Nörotik sahtekârlarla nasıl başa çıkılır?
Her şirkette ve her kademede kendi başarısını hak etmediğini düşünen elemanlara rastlamak mümkün. Bu insanlar kaygı içinde yaşarlarken, çevrelerine de hayatı zindan ediyorlar. Onları anlamak ve başa çıkmak için bazı ipuçları:
1. Nörotik sahtekârlar, kendilerine erişilmez hedefler koyar. İşleri ve özel yaşamları arasında bir denge kurmak için en küçük bir çaba bile sarf etmezler.
2. Kendilerine zarar veren bir tavır içine girerler. İşleri sürüncemede bırakırlar, hırpalayıcı olurlar ve işlerini başkalarına delege edemezler.
3. Dinleme becerileri zayıftır.
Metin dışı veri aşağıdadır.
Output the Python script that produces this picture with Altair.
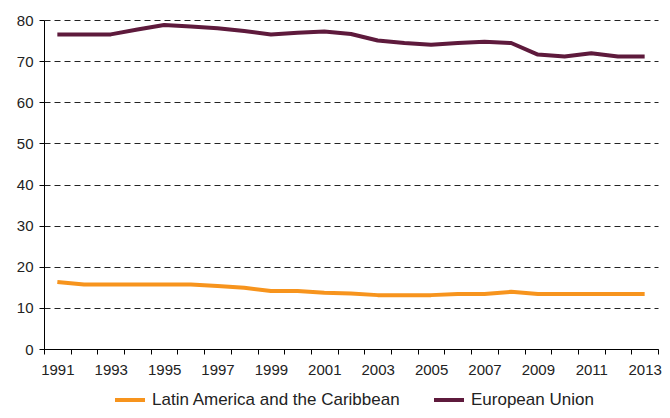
import altair as alt
import pandas as pd

years = list(range(1991, 2014))
latin_america = [16.3, 15.7, 15.7, 15.7, 15.7, 15.7, 15.3, 14.9, 14.1, 14.1, 13.7, 13.5,
                 13.1, 13.1, 13.1, 13.4, 13.4, 13.9, 13.4, 13.4, 13.4, 13.4, 13.4]
european_union = [76.5, 76.5, 76.5, 77.7, 78.8, 78.4, 78.0, 77.3, 76.5, 76.9, 77.2, 76.6,
                  75.0, 74.4, 74.0, 74.4, 74.7, 74.4, 71.6, 71.1, 71.9, 71.1, 71.1]
series_names = ["Latin America and the Caribbean", "European Union"]
series_colors = ["#F7941D", "#5E1A3C"]

rows = []
for y, v in zip(years, latin_america):
    rows.append({"year": y, "value": v, "series": series_names[0]})
for y, v in zip(years, european_union):
    rows.append({"year": y, "value": v, "series": series_names[1]})
df = pd.DataFrame(rows)

font = "Liberation Sans"

chart = alt.Chart(df).mark_line(strokeWidth=4, strokeJoin="round").encode(
    x=alt.X(
        "year:O",
        title=None,
        scale=alt.Scale(type="band", paddingInner=0, paddingOuter=0),
        axis=alt.Axis(
            labelExpr="datum.value % 2 == 1 ? datum.label : ''",
            tickBand="extent",
            labelAngle=0,
            grid=False,
            tickSize=5,
            labelPadding=8,
            labelFontSize=15,
            labelFont=font,
            labelColor="#222",
            domainColor="#000",
            tickColor="#000",
            labelOverlap=False,
            labelBound=False,
        ),
    ),
    y=alt.Y(
        "value:Q",
        title=None,
        scale=alt.Scale(domain=[0, 80], nice=False),
        axis=alt.Axis(
            values=[0, 10, 20, 30, 40, 50, 60, 70, 80],
            grid=True,
            gridDash=[6, 4],
            gridColor="#222",
            gridWidth=1,
            tickSize=5,
            labelPadding=6,
            labelFontSize=15,
            labelFont=font,
            labelColor="#222",
            domainColor="#000",
            tickColor="#000",
        ),
    ),
    color=alt.Color(
        "series:N",
        title=None,
        scale=alt.Scale(domain=series_names, range=series_colors),
        sort=series_names,
        legend=alt.Legend(
            orient="none",
            legendX=69,
            legendY=363,
            direction="horizontal",
            symbolType="stroke",
            symbolStrokeWidth=4,
            symbolSize=900,
            labelFontSize=17,
            labelFont=font,
            labelColor="#222",
            labelOffset=5,
            columnPadding=25,
            padding=0,
            labelLimit=400,
        ),
    ),
).properties(
    width=614,
    height=329,
    autosize=alt.AutoSizeParams(type="none"),
    padding={"left": 36, "top": 12, "right": 4, "bottom": 61},
).configure_view(stroke=None)

chart.save("out.html", embed_options={"renderer": "svg", "actions": False})
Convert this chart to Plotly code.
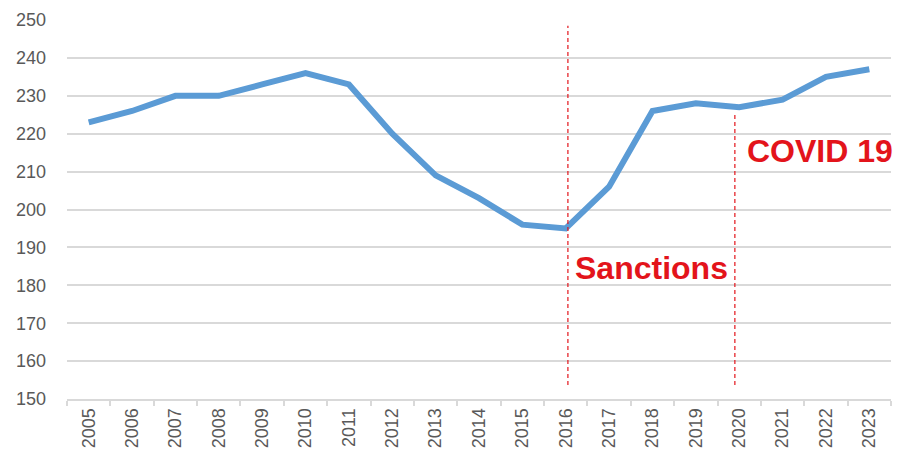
import plotly.graph_objects as go

years = [str(y) for y in range(2005, 2024)]
values = [223, 226, 230, 230, 233, 236, 233, 220, 209, 203, 196, 195, 206, 226, 228, 227, 229, 235, 237]

events = ["Sanctions", "COVID 19"]
event_years = ["2016", "2020"]
event_line_top = [248.5, 225.5]
event_label_y = [184.6, 215.4]

red = "#e3141b"
grid = "#d9d9d9"
tickfont = dict(family="Liberation Sans, Arial, sans-serif", size=18, color="#595959")
line_shift = {"2016": 0.05, "2020": -0.1}   # small styling offsets of the marker lines
label_shift = {"2016": 7, "2020": 6}

fig = go.Figure()
fig.add_trace(go.Scatter(
    x=years, y=values, mode="lines",
    line=dict(color="#5b9bd5", width=6),
    hoverinfo="x+y",
))

for name, yr, top, ly in zip(events, event_years, event_line_top, event_label_y):
    xi = years.index(yr)
    fig.add_shape(type="line", xref="x", yref="y", x0=xi + line_shift[yr], x1=xi + line_shift[yr],
                  y0=153.7, y1=top,
                  line=dict(color=red, width=1.2, dash="4px,3px"))
    fig.add_annotation(x=xi, y=ly, xref="x", yref="y", text="<b>%s</b>" % name,
                       showarrow=False, xanchor="left", yanchor="middle", xshift=label_shift[yr],
                       font=dict(family="Liberation Sans, Arial, sans-serif", size=32, color=red))

fig.update_layout(
    width=901, height=460,
    margin=dict(l=67, r=10, t=16, b=61),
    paper_bgcolor="white", plot_bgcolor="white",
    showlegend=False,
    xaxis=dict(type="category", range=[-0.5, len(years) - 0.5], tickangle=-90, tickfont=tickfont,
               showgrid=False, showline=True, linecolor=grid, linewidth=2,
               ticks="outside", tickson="boundaries", ticklen=5, tickcolor=grid, tickwidth=2,
               zeroline=False, fixedrange=True),
    yaxis=dict(range=[150, 250], dtick=10, tickfont=tickfont,
               showgrid=True, gridcolor=grid, gridwidth=2,
               zeroline=False, showline=False, ticks="", ticklabelstandoff=20,
               fixedrange=True),
)

fig.write_html("out.html")
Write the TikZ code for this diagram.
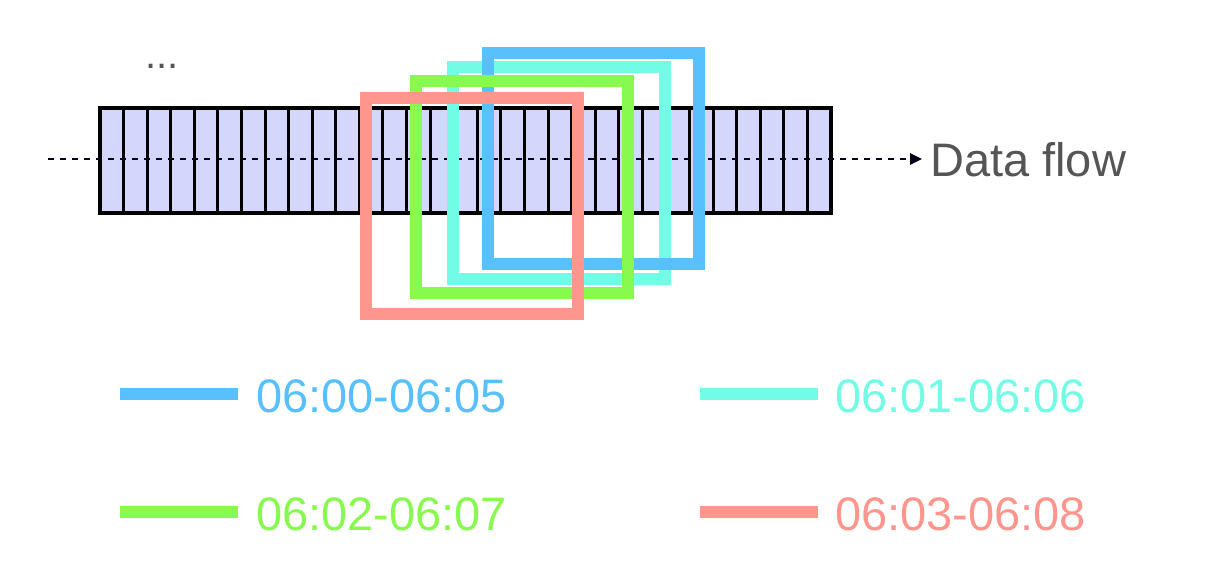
\documentclass[tikz,border=0pt]{standalone}
\usepackage{fontspec}
\setmainfont{Liberation Sans}
\usetikzlibrary{arrows.meta}
\definecolor{cblue}{HTML}{58C0FC}
\definecolor{ccyan}{HTML}{72FCE6}
\definecolor{cgreen}{HTML}{88F94E}
\definecolor{cred}{HTML}{FE968E}
\definecolor{cell}{HTML}{D4D6FC}
\definecolor{txt}{HTML}{555555}
\begin{document}
\begin{tikzpicture}[x=1pt,y=-1pt,
  win/.style={line width=12pt},
  lab/.style={anchor=west,inner sep=0pt,font=\fontsize{47}{50}\selectfont}]
\useasboundingbox (0,0) rectangle (1226,572);
\fill[cell] (100,108) rectangle (831,213);
\foreach \i in {1,...,30} \draw[line width=3pt] ({100+\i*23.58},108) -- ({100+\i*23.58},213);
\draw[line width=3.5pt] (100,108) rectangle (831,213);
\coordinate (s) at (48,159);
\coordinate (e) at (922,159);
\draw[line width=2.5pt,dash pattern=on 6pt off 6pt,-{Triangle[length=12pt,width=11pt]},color=black!90!blue] (s) -- (e);
\node[lab,text=txt] (df) at (930,160) {Data flow};
\node[text=txt,font=\fontsize{40}{40}\selectfont,inner sep=0pt] (dots) at (162,66) {...};
\draw[win,ccyan] (453,67) rectangle (665,279);
\draw[win,cblue] (488,53) rectangle (699,264);
\draw[win,cgreen] (416,81) rectangle (628,293);
\draw[win,cred] (366,98) rectangle (578,314);
\coordinate (l1a) at (120,394); \coordinate (l1b) at (238,394);
\coordinate (l2a) at (700,394); \coordinate (l2b) at (818,394);
\coordinate (l3a) at (120,512); \coordinate (l3b) at (238,512);
\coordinate (l4a) at (700,512); \coordinate (l4b) at (818,512);
\draw[win,cblue] (l1a) -- (l1b);
\draw[win,ccyan] (l2a) -- (l2b);
\draw[win,cgreen] (l3a) -- (l3b);
\draw[win,cred] (l4a) -- (l4b);
\node[lab,text=cblue] (t1) at (256,396) {06:00-06:05};
\node[lab,text=ccyan] (t2) at (835,396) {06:01-06:06};
\node[lab,text=cgreen] (t3) at (256,514) {06:02-06:07};
\node[lab,text=cred] (t4) at (835,514) {06:03-06:08};
\end{tikzpicture}
\end{document}
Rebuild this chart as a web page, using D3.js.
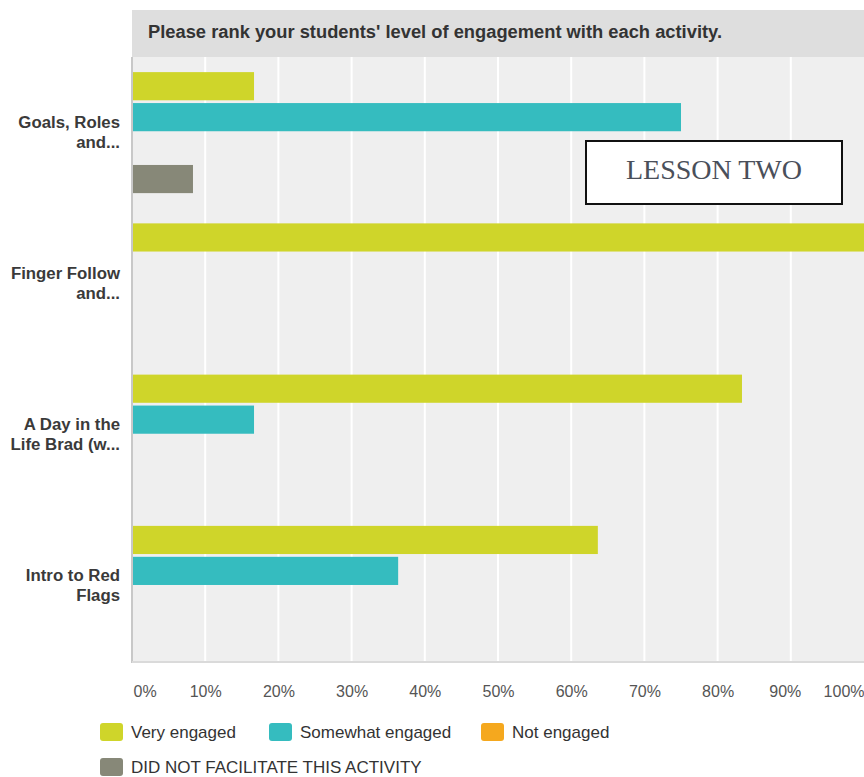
<!DOCTYPE html>
<html>
<head>
<meta charset="utf-8">
<script src="https://cdn.jsdelivr.net/npm/d3@7"></script>
<style>
  html, body { margin: 0; padding: 0; background: #fff; }
  svg { display: block; font-family: "Liberation Sans", Arial, Helvetica, sans-serif; }
</style>
</head>
<body>
<svg id="chart" width="864" height="777"></svg>
<script>
// Survey question and answer data
const title = "Please rank your students' level of engagement with each activity.";
const categories = [
  ["Goals, Roles", "and..."],
  ["Finger Follow", "and..."],
  ["A Day in the", "Life Brad (w..."],
  ["Intro to Red", "Flags"]
];
const seriesNames = ["Very engaged", "Somewhat engaged", "Not engaged", "DID NOT FACILITATE THIS ACTIVITY"];
const seriesColors = ["#cfd52a", "#35bcbf", "#f5a81e", "#878878"];
const veryEngaged = [16.67, 100, 83.33, 63.64];
const somewhatEngaged = [75, 0, 16.67, 36.36];
const notEngaged = [0, 0, 0, 0];
const didNotFacilitate = [8.33, 0, 0, 0];
const tickValues = [0, 10, 20, 30, 40, 50, 60, 70, 80, 90, 100];
const tickLabels = ["0%", "10%", "20%", "30%", "40%", "50%", "60%", "70%", "80%", "90%", "100%"];

const series = [veryEngaged, somewhatEngaged, notEngaged, didNotFacilitate];

const svg = d3.select("#chart");
const plot = { left: 132, right: 864, top: 57, bottom: 662 };

const x = d3.scaleLinear().domain([0, 100]).range([plot.left, plot.right]);
const y0 = d3.scaleBand().domain(d3.range(categories.length))
  .range([plot.top, plot.bottom]).paddingInner(0.2).paddingOuter(0.1);
const y1 = d3.scaleBand().domain(d3.range(series.length))
  .range([0, y0.bandwidth()]).paddingInner(0.09).paddingOuter(0);

// title bar
svg.append("rect").attr("x", plot.left).attr("y", 10)
  .attr("width", plot.right - plot.left).attr("height", plot.top - 10)
  .attr("fill", "#dedede");
svg.append("text").attr("x", 148).attr("y", 38)
  .attr("font-size", 18).attr("font-weight", "bold").attr("fill", "#333")
  .attr("textLength", 574).attr("lengthAdjust", "spacingAndGlyphs")
  .text(title);

// plot background
svg.append("rect").attr("x", plot.left).attr("y", plot.top)
  .attr("width", plot.right - plot.left).attr("height", plot.bottom - plot.top)
  .attr("fill", "#efefef");

// vertical grid
svg.append("g").selectAll("line").data(tickValues.slice(1, -1)).join("line")
  .attr("x1", d => x(d)).attr("x2", d => x(d))
  .attr("y1", plot.top).attr("y2", plot.bottom)
  .attr("stroke", "#fff").attr("stroke-width", 2);

// axis frame lines
svg.append("line").attr("x1", plot.left).attr("x2", plot.left)
  .attr("y1", plot.top).attr("y2", plot.bottom + 1)
  .attr("stroke", "#c8c8c8").attr("stroke-width", 2);
svg.append("line").attr("x1", plot.left).attr("x2", plot.right)
  .attr("y1", plot.bottom).attr("y2", plot.bottom)
  .attr("stroke", "#dadada").attr("stroke-width", 2);

// bars
const groups = svg.append("g").selectAll("g").data(categories).join("g")
  .attr("transform", (d, i) => `translate(0,${y0(i)})`);
groups.selectAll("rect")
  .data((d, i) => series.map((s, k) => ({ k, v: s[i] })).filter(e => e.v > 0))
  .join("rect")
  .attr("x", x(0) + 1)
  .attr("y", d => y1(d.k))
  .attr("width", d => x(d.v) - x(0) - 1)
  .attr("height", y1.bandwidth())
  .attr("fill", d => seriesColors[d.k]);

// category labels
groups.append("text")
  .attr("text-anchor", "end")
  .attr("font-size", 16.8).attr("font-weight", "bold").attr("fill", "#3a3a3a")
  .selectAll("tspan").data(d => d).join("tspan")
  .attr("x", 120)
  .attr("y", (d, j) => y0.bandwidth() / 2 - 5 + j * 20)
  .text(d => d);

// x axis labels
const xAxis = d3.axisBottom(x).tickValues(tickValues)
  .tickFormat((d, i) => tickLabels[i]).tickSize(0).tickPadding(0);
const axisG = svg.append("g").attr("transform", `translate(0,${plot.bottom + 24})`).call(xAxis);
axisG.select(".domain").remove();
axisG.selectAll("text")
  .attr("font-size", 16).attr("fill", "#555")
  .attr("font-family", "'Liberation Sans', Arial, sans-serif")
  .attr("text-anchor", (d, i) => i === 0 ? "start" : (i === tickValues.length - 1 ? "end" : "middle"))
  .attr("dx", (d, i) => i === 0 ? 1 : (i === tickValues.length - 2 ? -6 : 0));

// legend
const legendPos = [[100, 723], [269, 723], [481, 723], [100, 758]];
const legend = svg.append("g").selectAll("g").data(seriesNames).join("g")
  .attr("transform", (d, i) => `translate(${legendPos[i][0]},${legendPos[i][1]})`);
legend.append("rect").attr("width", 23).attr("height", 18).attr("rx", 3)
  .attr("fill", (d, i) => seriesColors[i]);
legend.append("text").attr("x", 31).attr("y", 15)
  .attr("font-size", 17).attr("fill", "#333").text(d => d);

// lesson label box
svg.append("rect").attr("x", 586).attr("y", 141).attr("width", 256).attr("height", 63)
  .attr("fill", "#fff").attr("stroke", "#111").attr("stroke-width", 2);
svg.append("text").attr("x", 714).attr("y", 179).attr("text-anchor", "middle")
  .attr("font-family", "'Liberation Serif', 'DejaVu Serif', serif")
  .attr("font-size", 28).attr("fill", "#4a4f5a").text("LESSON TWO");
</script>
</body>
</html>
Birebir insan ilişkilerinde başarılı yöneticiler olamazlar, bu yüzden şirket çalışanlarında moral bozukluğu yaratırlar.
4. Üst düzey yöneticiler, başarı konusunda takıntılı ve kaygılı yaklaşımın, kişinin kariyerine yıkıcı bir etki yapacağını anlatmalı.
5. Nörotik sahtekârlar, eleştirmenin bir sorumluluğu olduğunu öğrenmek zorundadır.
6. Bir işe yeni başlayanlar, kendi performanslarını yıllardır aynı işi yapan meslektaşlarıyla kıyaslamamalıdır. Bu tür bir kıyaslama gerçekçi olamayacaktır. Üstelik, kendilerine haksızlık yapacaklardır.
7. Tüm çalışanlar bazı hataların kaçınılmaz olduğunu anlamak zorundadır.